Le point de vue de Katzaa semble être que les fuites sont un problème incontournable pour une entreprise qui pompe des centaines de millions de litres de pétrole à travers tout le pays. Ses responsables se plient pour la forme aux normes industrielles et se disent volontiers disposés à payer les coûts de nettoyage en cas de dommages collatéraux. Ce peu de résistance n’a rien de surprenant : personne ne leur demande de rendre des comptes pour les avatars occasionnels. Ils n’auront pas non plus à dédommager le public pour la perte de magnifiques espaces publics ou de merveilleux écosystèmes.

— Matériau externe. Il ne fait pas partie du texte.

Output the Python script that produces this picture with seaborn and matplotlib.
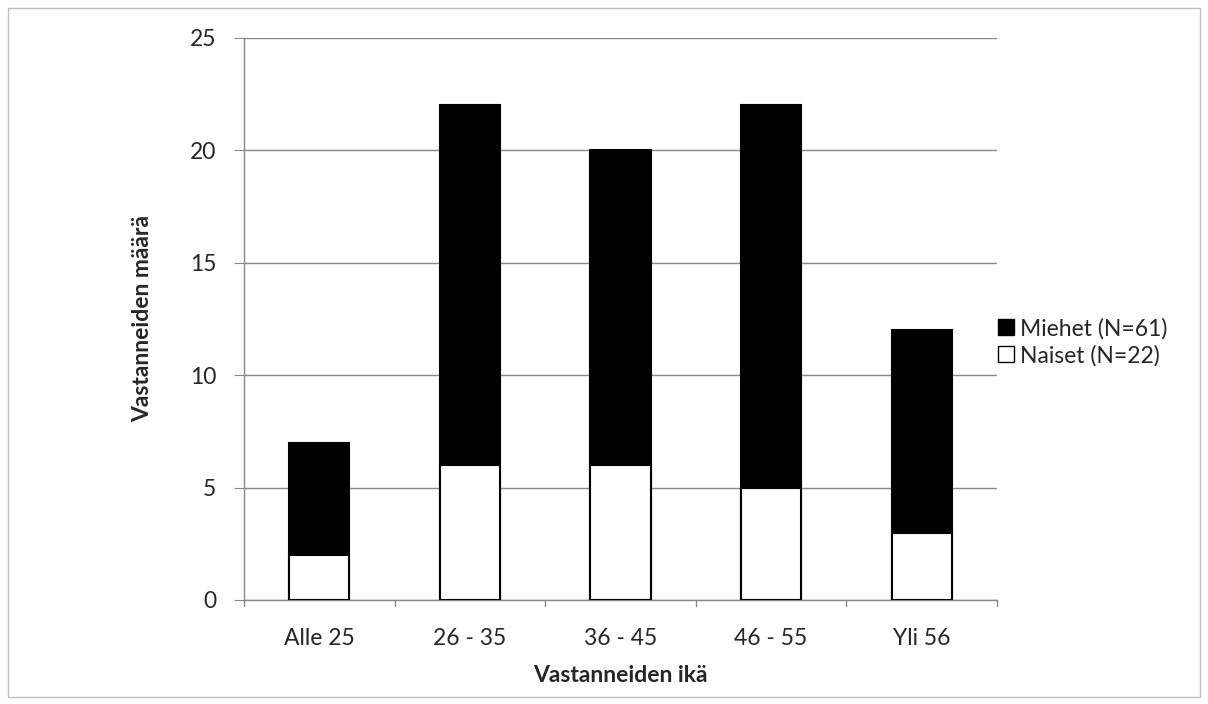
import matplotlib
matplotlib.use("Agg")
import matplotlib.pyplot as plt
from matplotlib.patches import Patch, Rectangle
import seaborn as sns
import pandas as pd

# ── Data ─────────────────────────────────────────────────────────────────────
age_groups = ["Alle 25", "26 - 35", "36 - 45", "46 - 55", "Yli 56"]
miehet = [5, 16, 14, 17, 9]
naiset = [2, 6, 6, 5, 3]
yticks = [0, 5, 10, 15, 20, 25]

df = pd.DataFrame({"ika": age_groups, "miehet": miehet, "naiset": naiset})
df["total"] = df["miehet"] + df["naiset"]

sns.set_style("white")
plt.rcParams["font.family"] = ["Lato", "DejaVu Sans"]

fig = plt.figure(figsize=(12.08, 7.04), dpi=100)
ax = fig.add_axes([244 / 1208, 1 - 600 / 704, (997 - 244) / 1208, (600 - 38) / 704])

# Stacked bars: total in black, women overlaid in white
sns.barplot(data=df, x="ika", y="total", color="black", width=0.4,
            edgecolor="black", linewidth=1.5, saturation=1, ax=ax, zorder=3)
sns.barplot(data=df, x="ika", y="naiset", color="white", width=0.4,
            edgecolor="black", linewidth=1.5, saturation=1, ax=ax, zorder=4)

ax.set_xlim(-0.5, len(age_groups) - 0.5)
ax.set_ylim(0, 25)
ax.set_yticks(yticks)
ax.yaxis.grid(True, color="#888888", lw=1)
ax.set_axisbelow(True)

for s in ["top", "right"]:
    ax.spines[s].set_visible(False)
for s in ["left", "bottom"]:
    ax.spines[s].set_color("#888888")
    ax.spines[s].set_linewidth(1)

ax.tick_params(axis="y", left=True, length=7, color="#888888", labelsize=16.5, pad=13)
ax.set_xticks(range(len(age_groups)))
ax.set_xticklabels(age_groups)
ax.tick_params(axis="x", bottom=False, labelsize=16.5, pad=17)
# ticks between categories
for xb in [i - 0.5 for i in range(len(age_groups) + 1)]:
    ax.plot([xb, xb], [0, -0.25], color="#888888", lw=1, clip_on=False,
            transform=ax.transData)

ax.set_xlabel("Vastanneiden ikä", fontsize=16.5, fontweight="bold", labelpad=11)
ax.set_ylabel("Vastanneiden määrä", fontsize=16.5, fontweight="bold", labelpad=26)

handles = [Patch(facecolor="black", edgecolor="black", label="Miehet (N=61)"),
           Patch(facecolor="white", edgecolor="black", label="Naiset (N=22)")]
fig.legend(handles=handles, loc="center left", bbox_to_anchor=(998 / 1208, 1 - 342 / 704),
           frameon=False, fontsize=16.5, handlelength=0.7, handleheight=0.7,
           handletextpad=0.25, labelspacing=0.25, borderaxespad=0, borderpad=0)

# outer chart border
fig.patches.append(Rectangle((8 / 1208, 7 / 704), 1192 / 1208, 689 / 704,
                             transform=fig.transFigure, fill=False,
                             edgecolor="#bfbfbf", lw=1))

fig.savefig("out.png", dpi=100)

La fuite de pétrole de ce mois-ci dans l’Evrona n’est pas la pire catastrophe écologique de l’histoire d’Israël. Par chance, la majeure partie de la réserve n’a pas été touchée, de même qu’aucun des remarquables sites archéologiques. Oui, des dizaines d’espèces animales d’Israël sont en perte de vitesse, mais l’assèchement du marais de Houla, l’empoisonnement de la rivière Kishon et même l’agriculture extensive en œuvre dans le Néguev ont causé bien plus de tort à la nature.
Néanmoins, il s’agit d’une insulte écologique monstrueuse qui laissera des cicatrices sur une réserve naturelle exceptionnelle du pays. En fin de compte, cette fuite est un symptôme, celui d’un malaise bien plus large. Il faut en rechercher la cause dans l’addiction de notre société aux énergies fossiles, ainsi que dans le besoin insatiable qu’a Israël de croître et de se développer.
Ce dernier accident doit servir d’avertissement supplémentaire pour dire que l’Etat juif n’avance pas dans une direction propice à sa pérennité et que notre génération n’assume pas ses responsabilités, puisqu’elle ne prend pas soin de sa Terre Promise.